O anúncio de Donald Trump de isentar quase 700 produtos brasileiros das tarifas de 50% — mantendo para eles a alíquota de 10% já anunciada em abril — é mais um episódio do espetáculo autoritário e mercadológico que atinge o mundo, e que tem consequências concretas para trabalhadores e setores estratégicos do Brasil, como suco de laranja e aeronaves da Embraer. Enquanto a direita internacional tenta articular uma ofensiva contra governos progressistas, o recuo seletivo de Trump revela ao mesmo tempo fraqueza e malícia: ele pune politicamente Lula mas evita ferir demais a economia norte-americana que seria obrigada a engolir a alta de preços.
Taco: recuo teatral ou estratégia de intimidação?
O termo “Taco” — em inglês, Trump always chickens out — não é apenas meme de internet; foi cunhado por Robert Armstrong, colunista do Financial Times, para descrever a recorrente “amarelada” do magnata quando as ameaças viram prejuízo nos mercados. “‘Trump always chickens out’ foi a expressão criada por Robert Armstrong, colunista do Financial Times, ao analisar como investidores lucraram com os recuos de Trump”, disse Armstrong. A tática é clara: lançar um ataque, testar a reação, e depois recuar o bastante para não pagar um custo político-econômico total, mas já tendo espalhado o terror e a narrativa de força entre a direita.

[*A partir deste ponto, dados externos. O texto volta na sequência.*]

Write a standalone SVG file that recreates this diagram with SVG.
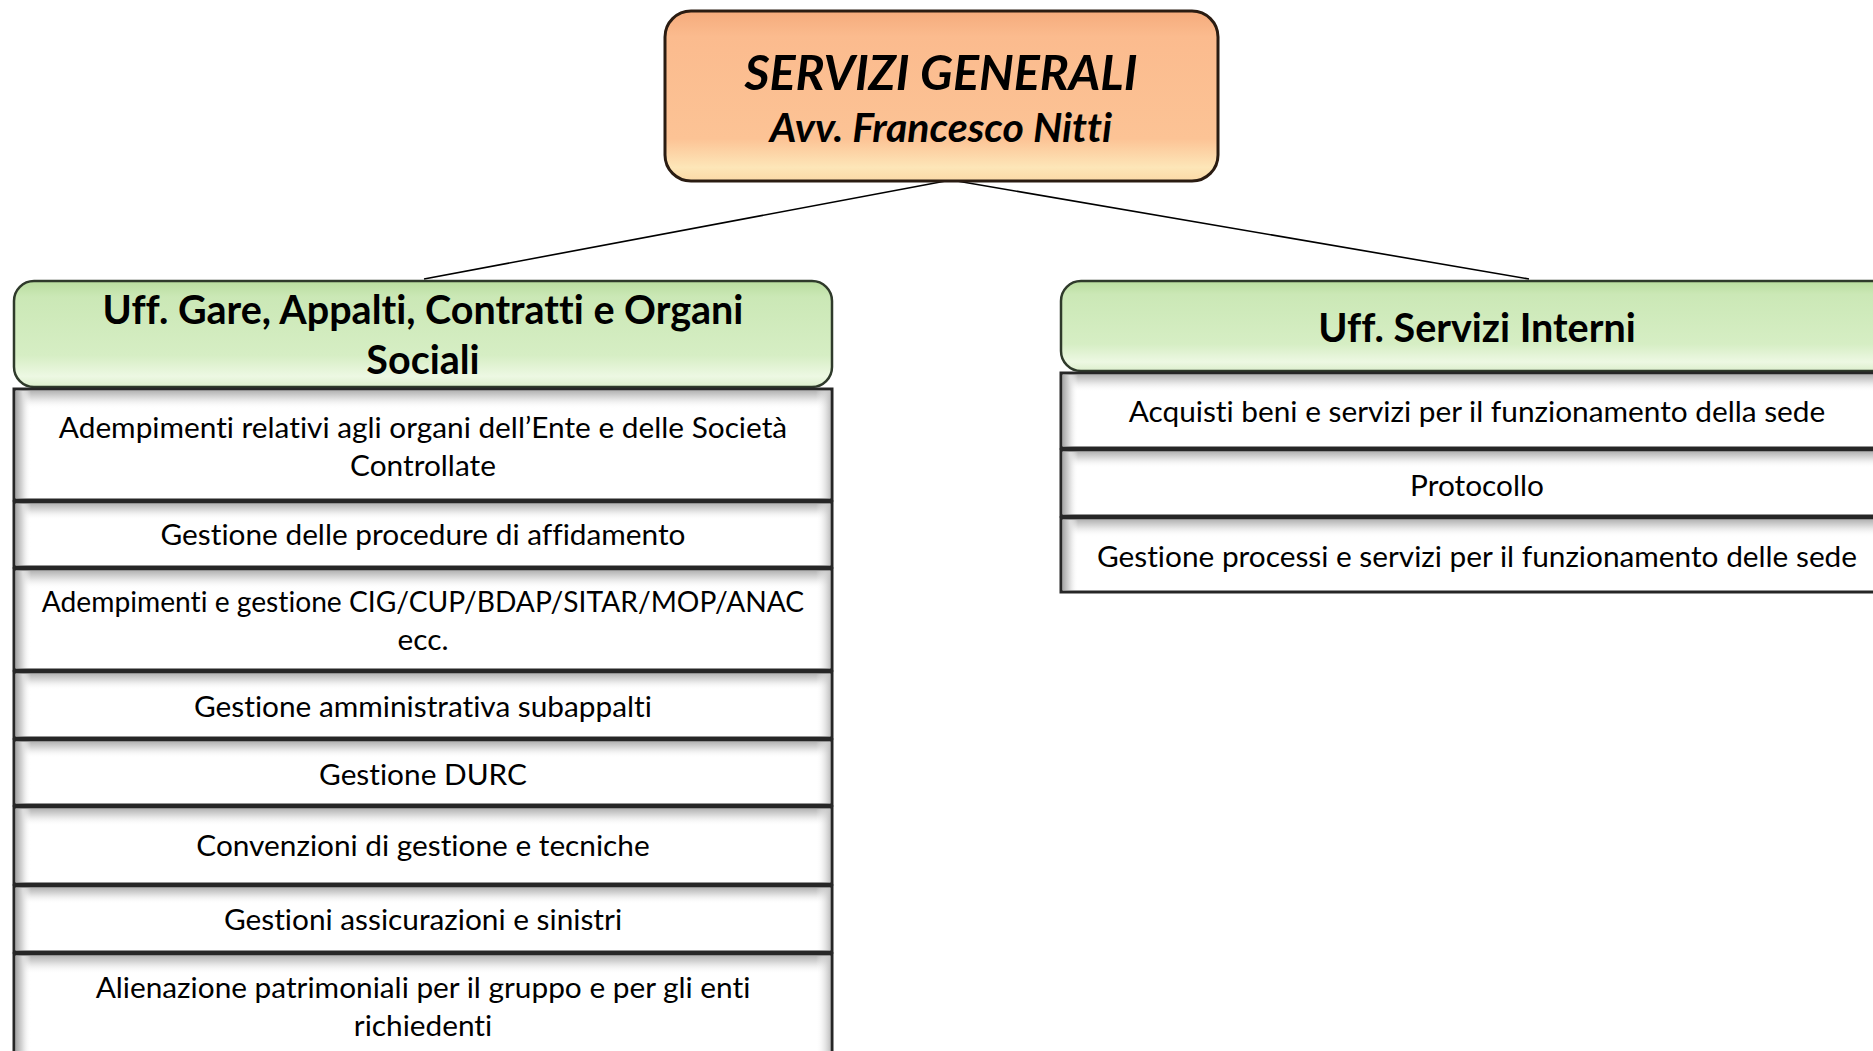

O economista David Lubin, do Chatham House, expõe essa lógica com franqueza: “Claramente pode-se dizer que houve uma espécie de ‘amarelada’, porque as isenções para aeronaves, suco de laranja, ferro e petróleo pretendem limitar os danos econômicos que essas tarifas causam à economia americana”, disse David Lubin, pesquisador sênior do programa de Economia e Finanças Globais do Chatham House. Em seguida ele completa a cena política: “O presidente Trump está disposto a aceitar o custo dessa ferida autoinfligida em benefício de poder expressar sua raiva contra um antagonista político”, afirmou Lubin.
Trump quer posar de paladino dos eleitores domésticos e, ao mesmo tempo, apoiar a direita mundial — fez isso com Bolsonaro, com AfD na Alemanha e com outras alas conservadoras. Não é coincidência: a operação é política, não econômica. Não nos iludamos: essas tarifas são intimidação política, não política comercial séria. Ao mirar Lula, Trump busca agradar ao seu eleitorado e fortalecer laços com oligarquias amigas do Brasil que sonham com o retorno do bolsonarismo. E por mais que a mídia burguesa tente vender recuos como “estratégia vencedora”, toda essa pantomima tem preço real para trabalhadores, empresas e soberania nacional.
A “isenção” para quase 700 produtos diz muito: é um aceno calculado para evitar que a inflação e a escassez em setores sensíveis voltem como boomerang nos EUA. Trump visa alimentar a extrema-direita brasileira, mas está disposto a cavar sua própria cova econômica. Para um país que defende suas estatais e seu desenvolvimento soberano, a lição é óbvia: não podemos depender de jogos de poder externo nem aceitar chantagens econômicas que visam interferir na política interna.
A estratégia brasileira diante disso? Lubin sugere que reagir com bravatas só alimenta o agressor: “Para preservar a boa saúde da economia brasileira, acho que a melhor estratégia no momento seria o silêncio”, disse David Lubin. Mas silêncio não significa passividade: é momento de firmeza diplomática, de fortalecer cadeias produtivas internas, proteger estatais estratégicas e ampliar solidariedades internacionais com governos progressistas. É hora de Lula e o PT mostrarem que o Brasil é governado por um projeto popular que não se curva a chantagens de magnatas.
Trump pode recuar hoje e ameaçar amanhã. Nós, do campo do trabalho e da resistência democrática, precisamos preparar respostas que não se limitem ao teatro das concessões: defender empregos, a Embraer, o setor de alimentos e a independência nacional. Afinal, enquanto a direita global se organiza para punir quem ousa governar para a maioria, nossa tarefa é desmontar essa trama e consolidar um projeto republicano de soberania e justiça social.